**Source material:**
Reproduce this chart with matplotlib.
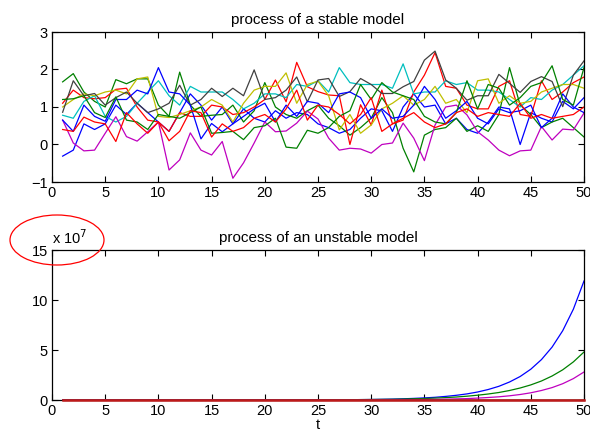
import matplotlib
matplotlib.use('Agg')
import matplotlib.pyplot as plt
from matplotlib.patches import Ellipse
import numpy as np

plt.rcParams['font.family'] = ['Liberation Sans', 'DejaVu Sans']

# ----------------------------------------
# Data
# ----------------------------------------
t = list(range(1, 51))

# stable model, 10 realisations
blue1 = [-0.31, -0.15, 0.55, 0.40, 0.55, 1.05, 0.80, 1.10, 0.85, 0.60,
         0.35, 0.85, 1.35, 1.05, 0.65, 1.00, 0.55, 0.95, 0.70, 0.60,
         0.90, 0.70, 0.85, 0.80, 0.55, 0.45, 0.30, 0.40, 0.70, 0.95,
         0.90, 0.35, 1.00, 1.35, 1.00, 1.05, 0.55, 0.70, 0.40, 0.30,
         0.60, 1.00, 0.95, 0.00, 0.85, 0.70, 0.60, 1.15, 0.95, 1.25]
green1 = [1.67, 1.89, 1.40, 1.15, 1.00, 1.73, 1.62, 1.75, 1.75, 1.05,
          0.75, 1.93, 1.05, 0.75, 0.78, 0.80, 1.05, 0.60, 0.90, 1.65,
          1.00, 0.80, 0.70, 0.90, 1.05, 0.70, 0.50, 0.25, 0.45, 0.70,
          1.25, 0.85, -0.10, -0.73, 0.25, 0.40, 0.45, 0.70, 0.35, 0.50,
          0.35, 0.80, 2.05, 1.05, 0.80, 0.45, 0.60, 0.70, 0.45, 0.20]
red1 = [1.10, 1.45, 1.25, 1.22, 1.25, 1.47, 1.50, 1.00, 0.65, 0.60,
        0.35, 0.85, 0.75, 0.75, 1.05, 1.00, 0.80, 0.85, 1.00, 1.20,
        1.72, 1.14, 2.19, 1.54, 1.41, 1.32, 1.30, 0.00, 1.06, 0.52,
        1.45, 0.55, 0.65, 1.40, 1.85, 2.45, 1.55, 1.50, 1.05, 0.95,
        0.95, 1.55, 1.70, 0.80, 0.75, 1.70, 1.20, 1.40, 1.65, 1.80]
cyan = [0.78, 0.70, 1.15, 1.30, 0.75, 0.60, 0.75, 1.10, 1.40, 1.70,
        1.30, 1.05, 1.55, 1.40, 1.40, 1.40, 1.20, 0.95, 1.10, 1.35,
        1.35, 1.25, 1.60, 1.55, 1.70, 1.40, 2.05, 1.65, 1.60, 1.60,
        1.60, 1.50, 2.15, 1.35, 1.40, 1.40, 1.70, 1.60, 1.65, 1.45,
        1.45, 1.40, 1.20, 1.00, 1.25, 1.20, 1.45, 1.60, 1.85, 2.10]
magenta = [0.65, 0.04, -0.17, -0.15, 0.30, 0.74, 0.21, 0.09, 0.34, 0.60,
           -0.68, -0.41, 0.31, -0.15, -0.28, 0.08, -0.90, -0.49, 0.04, 0.60,
           0.34, 0.36, 0.57, 0.89, 0.68, 0.17, -0.15, -0.10, -0.12, -0.23,
           0.00, 0.04, 0.57, 0.17, -0.43, 0.52, 1.00, 1.05, 0.79, 0.34,
           0.12, -0.15, -0.30, -0.17, -0.15, 0.48, 0.12, 0.41, 0.39, 0.84]
yellow = [1.00, 1.20, 1.35, 1.30, 1.40, 1.45, 1.35, 1.75, 1.80, 0.75,
          0.72, 0.80, 0.90, 1.00, 1.20, 1.05, 0.60, 1.10, 1.45, 1.55,
          1.55, 1.91, 1.10, 1.60, 1.69, 1.30, 0.39, 0.80, 0.30, 0.52,
          0.95, 1.10, 1.30, 1.05, 1.20, 1.55, 1.10, 1.20, 0.85, 1.70,
          1.75, 1.10, 1.30, 1.10, 1.15, 1.40, 1.50, 1.60, 1.60, 1.50]
gray = [0.86, 1.70, 1.30, 1.36, 1.05, 1.25, 1.40, 1.10, 0.85, 0.95,
        1.10, 1.58, 1.05, 1.20, 1.50, 1.28, 1.50, 1.30, 1.99, 1.20,
        1.25, 1.45, 1.80, 1.14, 1.72, 1.76, 1.28, 1.41, 1.76, 1.60,
        1.36, 1.36, 1.54, 1.68, 2.25, 2.49, 1.72, 1.50, 1.18, 1.30,
        1.30, 1.87, 1.63, 1.39, 1.68, 1.81, 1.68, 1.01, 1.85, 2.23]
blue2 = [0.65, 0.35, 1.05, 0.75, 0.62, 1.20, 1.20, 1.45, 1.35, 2.05,
         1.40, 1.35, 1.05, 0.15, 0.56, 0.34, 0.55, 0.75, 0.95, 1.10,
         0.60, 1.05, 0.75, 1.15, 1.10, 0.85, 1.35, 1.40, 1.25, 0.70,
         0.95, 0.70, 0.75, 1.05, 1.55, 1.20, 0.70, 0.90, 1.15, 0.70,
         0.55, 0.95, 0.85, 0.90, 1.05, 0.45, 0.70, 1.35, 1.00, 0.85]
green2 = [1.20, 1.22, 1.30, 0.85, 0.72, 1.27, 0.65, 0.60, 0.40, 0.80,
          0.75, 0.70, 0.85, 1.00, 0.30, 0.32, 0.35, 0.13, 0.45, 0.50,
          0.70, -0.07, -0.10, 0.38, 0.30, 0.45, 0.75, 0.90, 1.60, 1.20,
          1.65, 1.40, 1.30, 1.20, 0.75, 0.60, 0.55, 0.85, 1.70, 0.95,
          1.60, 1.50, 1.05, 1.25, 1.55, 1.65, 2.10, 1.20, 1.05, 2.05]
red2 = [0.40, 0.35, 0.73, 0.60, 0.55, 0.08, 0.85, 0.55, 0.30, 0.60,
        0.10, 0.35, 0.90, 0.85, 0.20, 0.55, 0.35, 0.45, 0.70, 0.80,
        0.60, 0.95, 1.45, 0.65, 1.05, 1.00, 0.80, 0.55, 0.80, 1.25,
        0.35, 0.55, 0.70, 0.85, 0.60, 0.45, 0.55, 0.85, 0.95, 0.75,
        0.85, 0.80, 0.75, 1.10, 0.70, 0.80, 0.70, 0.75, 0.80, 1.00]

# unstable model, in units of 1e7 (only three visibly grow, rest stay at 0)
unst_blue = [0]*24 + [0.01, 0.02, 0.02, 0.03, 0.04,
                      0.05, 0.07, 0.09, 0.12, 0.16, 0.21, 0.27, 0.36, 0.47, 0.61,
                      0.80, 1.05, 1.37, 1.80, 2.35, 3.08, 4.04, 5.29, 6.93, 9.08, 11.9]
unst_green = [0]*24 + [0.01, 0.02, 0.02, 0.03, 0.04, 0.05,
                       0.06, 0.07, 0.09, 0.12, 0.15, 0.19, 0.24, 0.30, 0.38,
                       0.48, 0.60, 0.75, 0.95, 1.20, 1.51, 1.90, 2.40, 3.02, 3.81, 4.8]
unst_magenta = [0]*29 + [0.01, 0.02, 0.02, 0.03, 0.04, 0.05, 0.06, 0.08, 0.11,
                         0.14, 0.19, 0.25, 0.32, 0.42, 0.55, 0.72, 0.95, 1.24,
                         1.63, 2.14, 2.8]
unst_zero = [0]*50

# MATLAB default colour order
mb = (0, 0, 1)
mg = (0, 0.5, 0)
mr = (1, 0, 0)
mc = (0, 0.75, 0.75)
mm = (0.75, 0, 0.75)
my = (0.75, 0.75, 0)
mk = (0.25, 0.25, 0.25)

stable = [(blue1, mb), (green1, mg), (red1, mr), (cyan, mc), (magenta, mm),
          (yellow, my), (gray, mk), (blue2, mb), (green2, mg), (red2, mr)]
unstable = [(unst_blue, mb), (unst_green, mg), (unst_zero, mr), (unst_zero, mc),
            (unst_magenta, mm), (unst_zero, my), (unst_zero, mk), (unst_zero, mb),
            (unst_zero, mg), (unst_zero, (0.75, 0.1, 0.1))]

# ----------------------------------------
# Figure
# ----------------------------------------
fig = plt.figure(figsize=(5.9, 4.4), dpi=100)
ax1 = fig.add_axes([52/590, 1-182/440, 532/590, 150/440])
ax2 = fig.add_axes([52/590, 1-400/440, 532/590, 150/440])

for ys, col in stable:
    ax1.plot(t, ys, color=col, lw=0.9)
for i, (ys, col) in enumerate(unstable):
    if i == len(unstable) - 1:
        # last (red) trace sits on the zero line, drawn over the axis
        ax2.plot(t, ys, color=col, lw=1.8, zorder=3, clip_on=False)
    else:
        ax2.plot(t, ys, color=col, lw=0.9)

for ax in (ax1, ax2):
    ax.set_xlim(0, 50)
    ax.set_xticks(range(0, 51, 5))
    ax.tick_params(direction='in', top=True, right=True, length=4, width=0.8,
                   labelsize=10.5, pad=3)
    for s in ax.spines.values():
        s.set_linewidth(0.9)

ax1.set_ylim(-1, 3)
ax1.set_yticks([-1, 0, 1, 2, 3])
ax1.set_yticklabels(['\u22121', '0', '1', '2', '3'])
ax1.set_title('process of a stable model', fontsize=11, pad=6)

ax2.set_ylim(0, 15)
ax2.set_yticks([0, 5, 10, 15])
ax2.set_title('process of an unstable model', fontsize=11, pad=6)
ax2.set_xlabel('t', fontsize=10.5, labelpad=0)
ax2.text(0.0, 1.02, 'x 10$^{7}$', transform=ax2.transAxes, fontsize=10.5,
         ha='left', va='bottom')

# red ellipse marking the exponent
fig.add_artist(Ellipse((0.57, 2.0), 0.94, 0.5, transform=fig.dpi_scale_trans,
                       fill=False, edgecolor='red', lw=0.9))

fig.savefig('out.png', dpi=100)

**Exercise description:**
Write out, word for word, the lines from the start of the data through the one holding "t = list(range(1, 51))". Omit pictures.

**The result:**
Reproduce this chart with matplotlib.
import matplotlib
matplotlib.use('Agg')
import matplotlib.pyplot as plt
from matplotlib.patches import Ellipse
import numpy as np

plt.rcParams['font.family'] = ['Liberation Sans', 'DejaVu Sans']

# ----------------------------------------
# Data
# ----------------------------------------
t = list(range(1, 51))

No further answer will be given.